Although individual members are most left out of this wave, save for a select group of regions like Argentina, it’s a sign of things to come. Google clearly wants to get more money from YouTube — recent tests for expanded ad counts and putting 4K videos behind a paywall prove this — but it’s not enough to just come after unpaid users. It’s also unclear if YouTube Music has anything to do with this change. After all, it’s impossible to subscribe to Premium on its own, and music licensing fees aren’t cheap.

Screenshot 2022-10-21 174347

YouTube Premium’s current US pricing.

So, for this week’s poll, I’m interested in what people see as their limit on subscribing to YouTube Premium. In a previous poll from earlier this year, we’ve already seen that cheaper plans is the predominant way that Google could get more subscribers, alongside adding exclusive features — like, say, 4K playback. Now it’s time to choose exactly how much you’d pay for offline playback, background listening, and — of course — no ads.

This question is inherently complicated thanks to the existence of individual and family plans, so for the sake of this poll, here are the guidelines. When answering, consider how much you are personally willing to pay. That might mean you’re subscribed to an individual plan paying $12 per month, or it might mean you’re subscribed to a $23 family plan, but because you split it with three other people, you’re only paying $6 per month. Answer with whatever your hypothetical cap is on what you’d pay per month for the benefits YouTube Premium delivers, not what you’re currently paying.

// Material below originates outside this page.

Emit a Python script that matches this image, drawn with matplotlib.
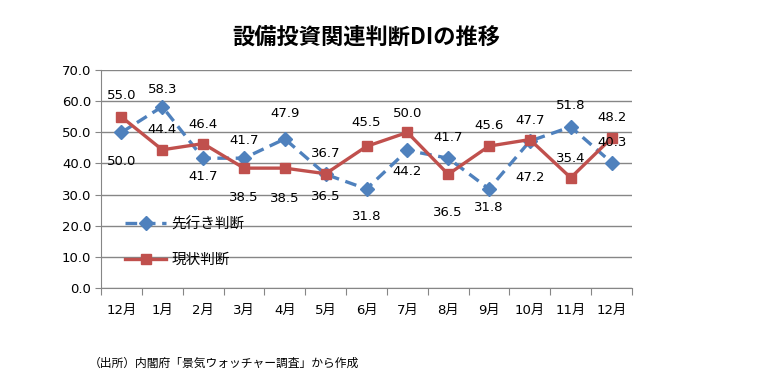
import matplotlib
matplotlib.use("Agg")
import matplotlib.pyplot as plt

plt.rcParams['font.family'] = ['DejaVu Sans', 'Noto Sans CJK JP']

months = ["12月", "1月", "2月", "3月", "4月", "5月", "6月", "7月", "8月", "9月", "10月", "11月", "12月"]
outlook = [50.0, 58.3, 41.7, 41.7, 47.9, 36.5, 31.8, 44.2, 41.7, 31.8, 47.2, 51.8, 40.3]
current = [55.0, 44.4, 46.4, 38.5, 38.5, 36.7, 45.5, 50.0, 36.5, 45.6, 47.7, 35.4, 48.2]
title = "設備投資関連判断DIの推移"
series_names = ["先行き判断", "現状判断"]
source = "（出所）内閣府「景気ウォッチャー調査」から作成"

# label vertical offsets in pixels (style)
off_outlook = [-29, 17, -18, 18, 25, -22, -28, -21, 21, -19, -36, 21, 20]
off_current = [21, 20, 19, -29, -30, 20, 24, 19, -38, 21, 19, 19, 21]

blue = "#4F81BD"
red = "#C0504D"

fig = plt.figure(figsize=(7.84, 3.91), dpi=100)
ax = fig.add_axes([101/784, 1-287.7/391, (632-101)/784, (287.7-70.3)/391])

x = list(range(len(months)))
l1, = ax.plot(x, outlook, color=blue, lw=2.4, ls=(0, (3.5, 2)), marker='D', ms=7.5,
              markerfacecolor=blue, markeredgecolor=blue, zorder=3, label=series_names[0])
l2, = ax.plot(x, current, color=red, lw=2.4, marker='s', ms=7.5,
              markerfacecolor=red, markeredgecolor=red, zorder=4, label=series_names[1])

for xi, v, o in zip(x, outlook, off_outlook):
    ax.annotate(f"{v:.1f}", (xi, v), xytext=(0, o), textcoords='offset pixels',
                ha='center', va='center', fontsize=9.5, zorder=6)
for xi, v, o in zip(x, current, off_current):
    ax.annotate(f"{v:.1f}", (xi, v), xytext=(0, o), textcoords='offset pixels',
                ha='center', va='center', fontsize=9.5, zorder=6)

ax.set_ylim(0, 70)
ax.set_yticks(range(0, 71, 10))
ax.set_yticklabels([f"{t:.1f}" for t in range(0, 71, 10)], fontsize=9.5)
ax.set_xlim(-0.5, len(months) - 0.5)
ax.set_xticks([i - 0.5 for i in range(len(months) + 1)])
ax.set_xticklabels([])
ax.set_xticks(x, minor=True)
ax.set_xticklabels(months, minor=True, fontsize=9.5)
ax.tick_params(axis='x', which='major', length=5, color='#868686', direction='out')
ax.tick_params(axis='x', which='minor', length=0, pad=12)
ax.tick_params(axis='y', length=4, color='#868686', pad=3)

ax.grid(axis='y', color='#868686', lw=1)
ax.set_axisbelow(True)
for s in ['top', 'right']:
    ax.spines[s].set_visible(False)
for s in ['left', 'bottom']:
    ax.spines[s].set_color('#868686')

leg = ax.legend(handles=[l1, l2], loc='upper left', bbox_to_anchor=(0.035, 0.355),
                frameon=False, fontsize=10.5, handlelength=2.8, handletextpad=0.35,
                labelspacing=1.4, borderaxespad=0)

fig.text(366.5/784, 1-37/391, title, ha='center', va='center', fontsize=16,
         fontweight='bold', family=['Noto Sans CJK JP', 'DejaVu Sans'])
fig.text(89/784, 1-363/391, source, ha='left', va='center', fontsize=8.5,
         family=['Noto Sans CJK JP', 'DejaVu Sans'])

fig.savefig("out.png", dpi=100)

And, of course, some of these values are below what’s available to subscribers, but I’m curious what everyone — including non-subscribers — would pay, not just what’s currently available. For some people, that might be just $1 per month.

Personally, I really value my YouTube Premium subscription, though I’m still grandfathered on an $8 per month individual plan. If and when that finally goes away — and with this week’s news, I’m more sure than ever that it will — I’ll have to consider long and hard about my actual cap on this monthly payment. I’m very curious to know where AP’s readership lands as well.